Running pyfabm tutorial

To demonstrate how pyfabm can be used with ERSEM, we will calculate the oxygen saturation concentration as a function of temperature and salinity using the method implemented in ERSEM, which is taken from [3].

Note

The following script requires matplotlib to be installed. This can easily be done via pip in the following way:

python -m pip install matplotlib

With pyfabm installed, this can be achieved using the following code:

from matplotlib import cm
import matplotlib.pylab as plt
import numpy as np
import os
import pyfabm

def main():
    """
    Run pyfabm-ERSEM tutorial

    :param model_path: Full path to netCDF model output
    :type model_path: str

    :return: list of oxygen saturation concentrations
    :rtype: list
    """
    dir_path = os.path.dirname(os.path.realpath(__file__))
    ersem_dir = os.path.dirname(os.path.dirname(dir_path))
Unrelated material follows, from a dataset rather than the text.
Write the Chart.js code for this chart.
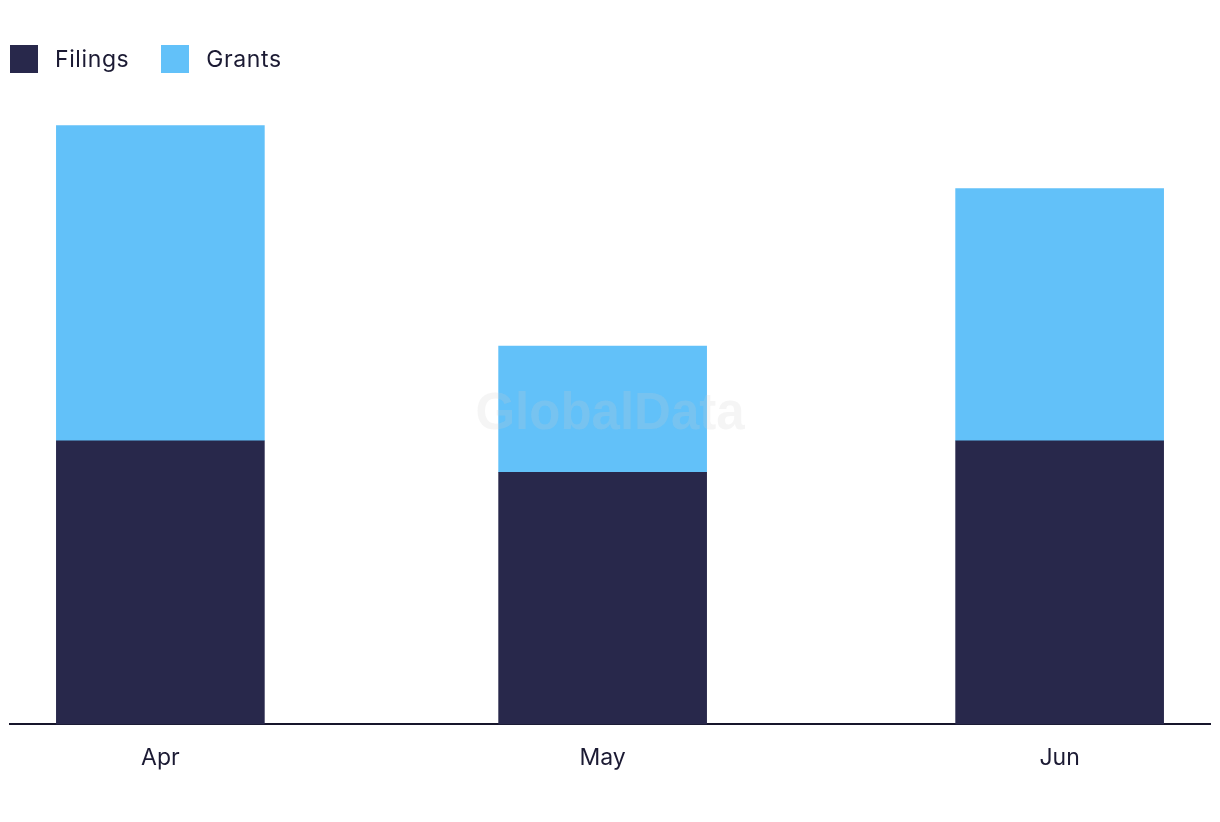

    # Path to ERSEM yaml file
    ersem_yaml_file = os.path.join(ersem_dir,
                                   'testcases',
                                   'fabm-ersem-15.06-L4-noben-docdyn-iop.yaml')

    if not os.path.isfile(ersem_yaml_file):
        raise RuntimeError("Could not find Ersem yaml file with the "
                           "{}".format(ersem_yaml_file))

    # Create model
    model = pyfabm.Model(ersem_yaml_file)
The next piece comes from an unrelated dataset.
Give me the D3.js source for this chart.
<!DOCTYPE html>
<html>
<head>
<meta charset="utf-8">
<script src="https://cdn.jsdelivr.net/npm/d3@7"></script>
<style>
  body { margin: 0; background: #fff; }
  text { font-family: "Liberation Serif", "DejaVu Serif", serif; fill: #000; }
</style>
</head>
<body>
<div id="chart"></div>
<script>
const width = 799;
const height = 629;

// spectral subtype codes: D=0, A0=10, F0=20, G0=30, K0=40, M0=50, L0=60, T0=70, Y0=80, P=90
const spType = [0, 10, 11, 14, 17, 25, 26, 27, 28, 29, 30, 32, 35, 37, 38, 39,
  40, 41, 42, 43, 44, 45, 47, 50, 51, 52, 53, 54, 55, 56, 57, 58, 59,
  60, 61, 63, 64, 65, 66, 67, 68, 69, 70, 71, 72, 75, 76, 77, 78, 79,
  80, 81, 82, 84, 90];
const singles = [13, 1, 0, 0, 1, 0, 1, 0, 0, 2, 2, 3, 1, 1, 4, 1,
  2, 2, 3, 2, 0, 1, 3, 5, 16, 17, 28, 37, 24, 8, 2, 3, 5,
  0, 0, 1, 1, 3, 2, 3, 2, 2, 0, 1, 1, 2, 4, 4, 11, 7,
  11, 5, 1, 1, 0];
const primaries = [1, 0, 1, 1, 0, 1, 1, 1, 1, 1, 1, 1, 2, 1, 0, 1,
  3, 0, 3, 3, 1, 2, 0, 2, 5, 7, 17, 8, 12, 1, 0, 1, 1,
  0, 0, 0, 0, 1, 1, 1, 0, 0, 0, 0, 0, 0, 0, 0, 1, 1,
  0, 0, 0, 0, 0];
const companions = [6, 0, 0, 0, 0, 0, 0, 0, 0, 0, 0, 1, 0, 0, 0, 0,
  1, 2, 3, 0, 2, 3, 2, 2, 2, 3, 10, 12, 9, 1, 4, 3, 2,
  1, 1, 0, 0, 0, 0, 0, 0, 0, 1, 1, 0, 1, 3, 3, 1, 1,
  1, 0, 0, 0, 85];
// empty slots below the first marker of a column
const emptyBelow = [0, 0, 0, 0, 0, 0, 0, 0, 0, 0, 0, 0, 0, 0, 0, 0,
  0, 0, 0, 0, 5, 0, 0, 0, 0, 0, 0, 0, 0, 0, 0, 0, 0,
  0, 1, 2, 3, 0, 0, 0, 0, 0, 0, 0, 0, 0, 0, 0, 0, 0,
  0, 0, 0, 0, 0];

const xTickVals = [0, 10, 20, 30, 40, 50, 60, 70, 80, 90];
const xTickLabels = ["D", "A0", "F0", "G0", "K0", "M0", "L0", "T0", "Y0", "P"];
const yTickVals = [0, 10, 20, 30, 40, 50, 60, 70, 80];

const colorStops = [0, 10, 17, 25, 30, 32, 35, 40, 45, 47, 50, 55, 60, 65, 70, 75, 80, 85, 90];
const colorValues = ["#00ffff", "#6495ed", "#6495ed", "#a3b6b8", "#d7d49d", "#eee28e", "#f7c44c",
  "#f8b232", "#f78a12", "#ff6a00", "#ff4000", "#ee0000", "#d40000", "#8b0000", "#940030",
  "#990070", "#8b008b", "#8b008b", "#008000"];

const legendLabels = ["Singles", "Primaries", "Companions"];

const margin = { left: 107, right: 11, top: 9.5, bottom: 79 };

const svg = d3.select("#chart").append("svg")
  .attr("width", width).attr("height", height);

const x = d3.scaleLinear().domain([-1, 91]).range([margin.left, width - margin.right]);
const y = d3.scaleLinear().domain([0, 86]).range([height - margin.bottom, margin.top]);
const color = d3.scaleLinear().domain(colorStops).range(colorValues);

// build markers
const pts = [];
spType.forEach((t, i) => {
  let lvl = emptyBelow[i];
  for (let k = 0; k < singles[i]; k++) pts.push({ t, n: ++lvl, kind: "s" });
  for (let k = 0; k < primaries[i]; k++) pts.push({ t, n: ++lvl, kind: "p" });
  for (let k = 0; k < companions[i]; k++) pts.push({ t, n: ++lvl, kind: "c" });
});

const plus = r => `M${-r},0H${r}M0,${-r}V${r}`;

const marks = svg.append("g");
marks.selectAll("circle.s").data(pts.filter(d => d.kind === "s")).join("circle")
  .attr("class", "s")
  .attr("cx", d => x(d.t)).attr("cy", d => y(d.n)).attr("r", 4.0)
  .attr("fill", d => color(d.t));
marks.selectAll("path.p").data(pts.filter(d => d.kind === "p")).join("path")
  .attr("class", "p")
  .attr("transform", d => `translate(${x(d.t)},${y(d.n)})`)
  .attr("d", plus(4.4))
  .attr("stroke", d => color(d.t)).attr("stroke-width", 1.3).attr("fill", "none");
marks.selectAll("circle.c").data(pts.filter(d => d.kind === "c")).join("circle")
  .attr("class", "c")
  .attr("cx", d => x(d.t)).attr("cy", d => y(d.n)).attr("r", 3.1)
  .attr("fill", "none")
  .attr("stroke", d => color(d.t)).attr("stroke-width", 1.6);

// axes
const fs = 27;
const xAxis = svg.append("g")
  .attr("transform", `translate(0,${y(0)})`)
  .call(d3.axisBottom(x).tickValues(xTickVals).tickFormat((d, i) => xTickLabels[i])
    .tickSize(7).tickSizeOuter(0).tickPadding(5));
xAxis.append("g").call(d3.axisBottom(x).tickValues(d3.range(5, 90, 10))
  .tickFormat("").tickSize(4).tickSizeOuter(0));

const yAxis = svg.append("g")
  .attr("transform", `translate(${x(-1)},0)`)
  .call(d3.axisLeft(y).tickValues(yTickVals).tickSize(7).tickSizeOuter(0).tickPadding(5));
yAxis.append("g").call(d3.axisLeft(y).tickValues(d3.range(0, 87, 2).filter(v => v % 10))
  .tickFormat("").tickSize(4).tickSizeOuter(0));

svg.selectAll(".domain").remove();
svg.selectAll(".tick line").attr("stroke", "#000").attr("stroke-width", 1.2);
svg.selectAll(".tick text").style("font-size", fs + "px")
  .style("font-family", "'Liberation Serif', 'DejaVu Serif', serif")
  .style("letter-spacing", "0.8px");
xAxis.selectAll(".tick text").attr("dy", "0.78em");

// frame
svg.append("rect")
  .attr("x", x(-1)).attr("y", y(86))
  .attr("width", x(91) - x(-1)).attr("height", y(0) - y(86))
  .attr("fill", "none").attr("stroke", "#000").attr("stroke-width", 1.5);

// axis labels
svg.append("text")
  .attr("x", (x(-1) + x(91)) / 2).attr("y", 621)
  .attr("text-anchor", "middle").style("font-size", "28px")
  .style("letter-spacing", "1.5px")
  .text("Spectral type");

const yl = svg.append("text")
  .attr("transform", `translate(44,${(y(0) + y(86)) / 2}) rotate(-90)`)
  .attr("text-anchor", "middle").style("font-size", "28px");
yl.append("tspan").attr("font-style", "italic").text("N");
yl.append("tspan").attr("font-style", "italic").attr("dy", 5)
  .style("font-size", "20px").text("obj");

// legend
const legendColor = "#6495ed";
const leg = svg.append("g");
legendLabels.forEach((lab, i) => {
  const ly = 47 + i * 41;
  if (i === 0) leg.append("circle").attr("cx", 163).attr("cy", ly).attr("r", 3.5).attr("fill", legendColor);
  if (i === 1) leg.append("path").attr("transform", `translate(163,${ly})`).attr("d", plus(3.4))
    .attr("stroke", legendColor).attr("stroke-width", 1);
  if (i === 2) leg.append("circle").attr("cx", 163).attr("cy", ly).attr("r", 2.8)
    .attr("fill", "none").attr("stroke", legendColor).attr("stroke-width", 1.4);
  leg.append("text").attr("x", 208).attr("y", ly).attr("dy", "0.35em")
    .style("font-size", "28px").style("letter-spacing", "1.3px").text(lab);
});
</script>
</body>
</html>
    # Configure the environment
    model.findDependency('longitude').value = -4.15
    model.findDependency('latitude').value = 50.25
    model.findDependency('number_of_days_since_start_of_the_year').value = 0.
    model.findDependency('temperature').value = 10.
    model.findDependency('wind_speed').value = 1.
    model.findDependency('surface_downwelling_shortwave_flux').value = 50.
    model.findDependency('practical_salinity').value = 35.
    model.findDependency('pressure').value = 10.
    model.findDependency('density').value = 1035.
    model.findDependency('mole_fraction_of_carbon_dioxide_in_air').value = 280.
    model.findDependency('absorption_of_silt').value = 0.07
    model.findDependency('bottom_stress').value = 0.
    model.findDependency('cell_thickness').value = 1.
    model.setCellThickness(1)

    # Verify the model is ready to be used
    assert model.checkReady(), 'One or more model dependencies have not been fulfilled.'

    # Define ranges over which temperature and salinity will be varied
    n_points = 50
    temperature_array = np.linspace(5, 35, n_points)
    salinity_array = np.linspace(25, 45, n_points)
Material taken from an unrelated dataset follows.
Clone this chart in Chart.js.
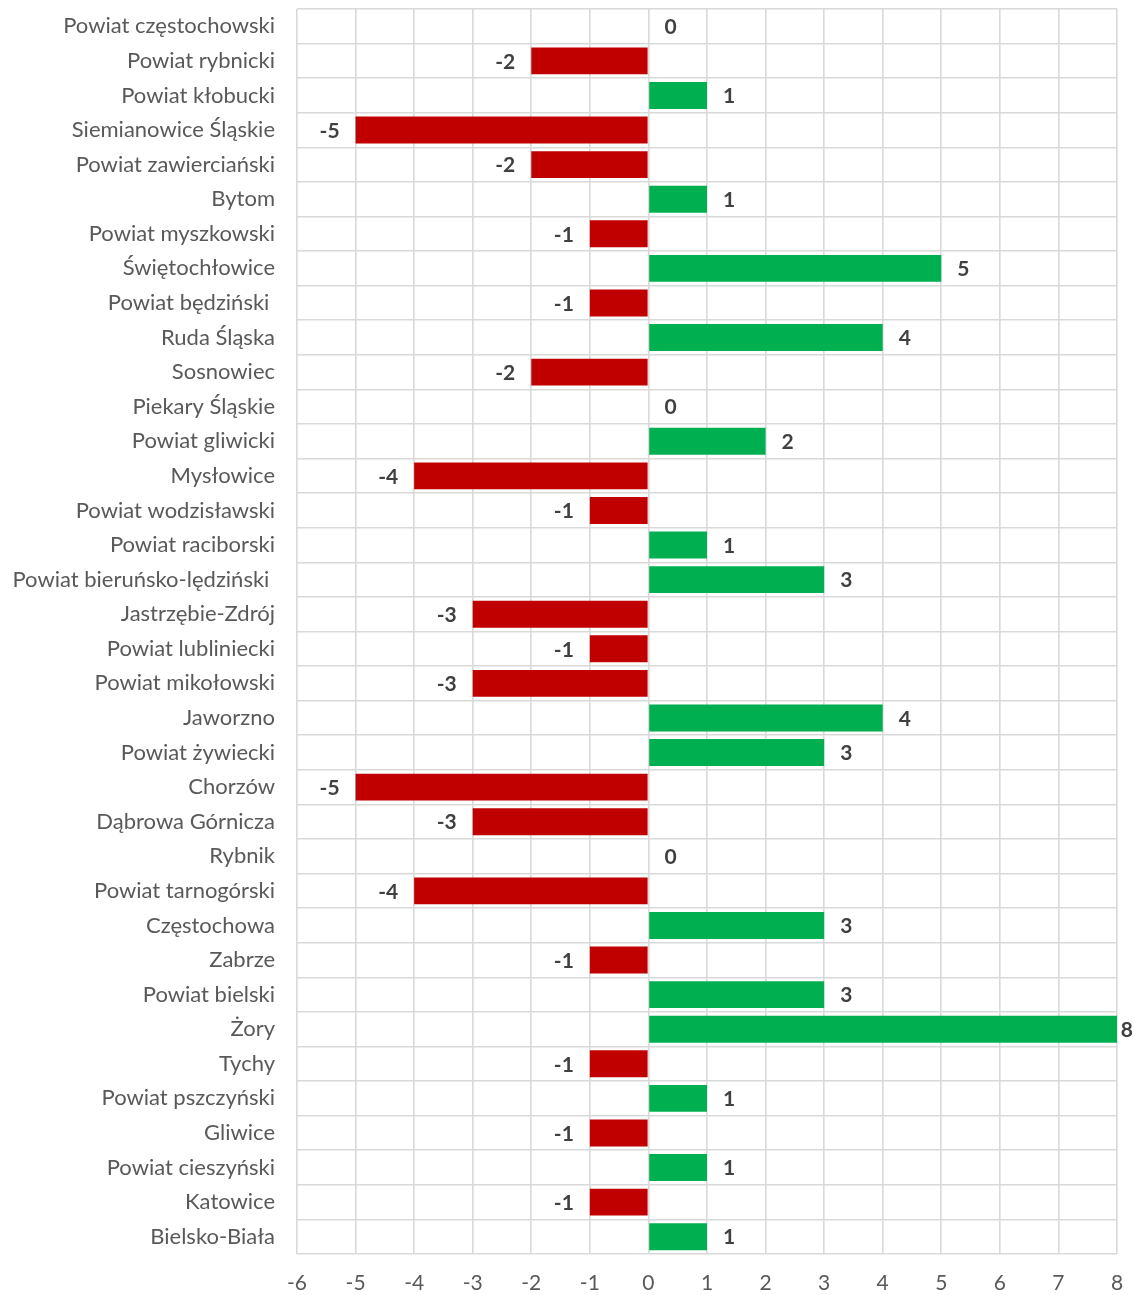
<!DOCTYPE html>
<html>
<head>
<meta charset="utf-8">
<script src="https://cdn.jsdelivr.net/npm/chart.js@4/dist/chart.umd.min.js"></script>
<style>
html,body{margin:0;padding:0;background:#fff;overflow:hidden;}
canvas{display:block;}
</style>
</head>
<body>
<canvas id="c" width="1134" height="1295"></canvas>
<script>
const categories = [
  "Powiat częstochowski","Powiat rybnicki","Powiat kłobucki","Siemianowice Śląskie",
  "Powiat zawierciański","Bytom","Powiat myszkowski","Świętochłowice",
  "Powiat będziński ","Ruda Śląska","Sosnowiec","Piekary Śląskie",
  "Powiat gliwicki","Mysłowice","Powiat wodzisławski","Powiat raciborski",
  "Powiat bieruńsko-lędziński ","Jastrzębie-Zdrój","Powiat lubliniecki","Powiat mikołowski",
  "Jaworzno","Powiat żywiecki","Chorzów","Dąbrowa Górnicza",
  "Rybnik","Powiat tarnogórski","Częstochowa","Zabrze",
  "Powiat bielski","Żory","Tychy","Powiat pszczyński",
  "Gliwice","Powiat cieszyński","Katowice","Bielsko-Biała"
];
const values = [
  0,-2,1,-5,
  -2,1,-1,5,
  -1,4,-2,0,
  2,-4,-1,1,
  3,-3,-1,-3,
  4,3,-5,-3,
  0,-4,3,-1,
  3,8,-1,1,
  -1,1,-1,1
];
const xMin = -6, xMax = 8, xStep = 1;

const FONT = "Lato, 'Open Sans', sans-serif";
const RED = "#C00000", GREEN = "#00B050";

const dataLabels = {
  id: 'dataLabels',
  afterDatasetsDraw(chart) {
    const ctx = chart.ctx;
    const meta = chart.getDatasetMeta(0);
    ctx.save();
    ctx.font = "bold 21px " + FONT;
    ctx.fillStyle = "#404040";
    ctx.textBaseline = "middle";
    meta.data.forEach((bar, i) => {
      const v = values[i];
      const txt = String(v);
      const w = ctx.measureText(txt).width;
      const end = bar.x, y = bar.y + 1;
      if (v < 0) {
        ctx.textAlign = "right";
        ctx.fillText(txt, end - 16, y);
      } else {
        ctx.textAlign = "left";
        let x = end + 16;
        if (x + w > chart.width - 1) x = chart.width - 1 - w;
        ctx.fillText(txt, x, y);
      }
    });
    ctx.restore();
  }
};

new Chart(document.getElementById('c'), {
  type: 'bar',
  data: {
    labels: categories,
    datasets: [{
      data: values,
      backgroundColor: values.map(v => v < 0 ? RED : GREEN),
      borderWidth: 0,
      barPercentage: 0.78,
      categoryPercentage: 1.0
    }]
  },
  options: {
    indexAxis: 'y',
    responsive: false,
    maintainAspectRatio: false,
    animation: false,
    devicePixelRatio: 1,
    layout: { autoPadding: false, padding: { top: 9, right: 17, left: 0, bottom: 0 } },
    plugins: { legend: { display: false }, tooltip: { enabled: false } },
    scales: {
      x: {
        min: xMin, max: xMax,
        ticks: { stepSize: xStep, color: "#595959", font: { family: FONT, size: 21 }, padding: 17 },
        grid: { color: "#D9D9D9", lineWidth: 1.6, drawTicks: false },
        border: { display: false },
        afterFit(scale) { scale.height = 41; scale.paddingLeft = 0; scale.paddingRight = 0; scale.paddingTop = 0; scale.paddingBottom = 0; }
      },
      y: {
        ticks: { color: "#595959", font: { family: FONT, size: 22 }, padding: 22, autoSkip: false },
        grid: { color: "#D9D9D9", lineWidth: 1.6, drawTicks: false, offset: true },
        border: { display: false },
        afterFit(scale) { scale.width = 297; scale.paddingLeft = 0; scale.paddingRight = 0; scale.paddingTop = 0; scale.paddingBottom = 0; }
      }
    }
  },
  plugins: [dataLabels]
});
</script>
</body>
</html>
    # Create an array in which to store oxygen_saturation_concentrations
    oxygen_saturation_concentration = np.empty((n_points, n_points), dtype=float)

    # Calculate oxygen saturation concentrations using ERSEM
    for t_idx, t in enumerate(temperature_array):
        model.findDependency('temperature').value = t
        for s_idx, s in enumerate(salinity_array):
            model.findDependency('practical_salinity').value = s
            _ = model.getRates()
            oxygen_saturation_concentration[t_idx, s_idx] = \
                    model.findDiagnosticVariable('O2/osat').value

    # Create the figure
    figure = plt.figure()
    axes = plt.gca()

    # Set color map
    cmap = cm.get_cmap('YlOrRd')

    # Plot
    plot = axes.pcolormesh(salinity_array,
                           temperature_array,
                           oxygen_saturation_concentration,
                           shading='auto',
                           cmap=cmap)

    axes.set_xlabel('Salinity (psu)')
    axes.set_ylabel('Temperature (deg. C)')



    # Add colour bar
    cbar = figure.colorbar(plot)
    cbar.set_label('O$_{2}$ (mmol m$^{-3}$)')

    plt.show()

    return oxygen_saturation_concentration

if __name__ == "__main__":
    main()

In additions, example Jupyter notebooks that use the Python front-end can be found in <FABMDIR>/testcases/python and more examples can be found on the FABM wiki.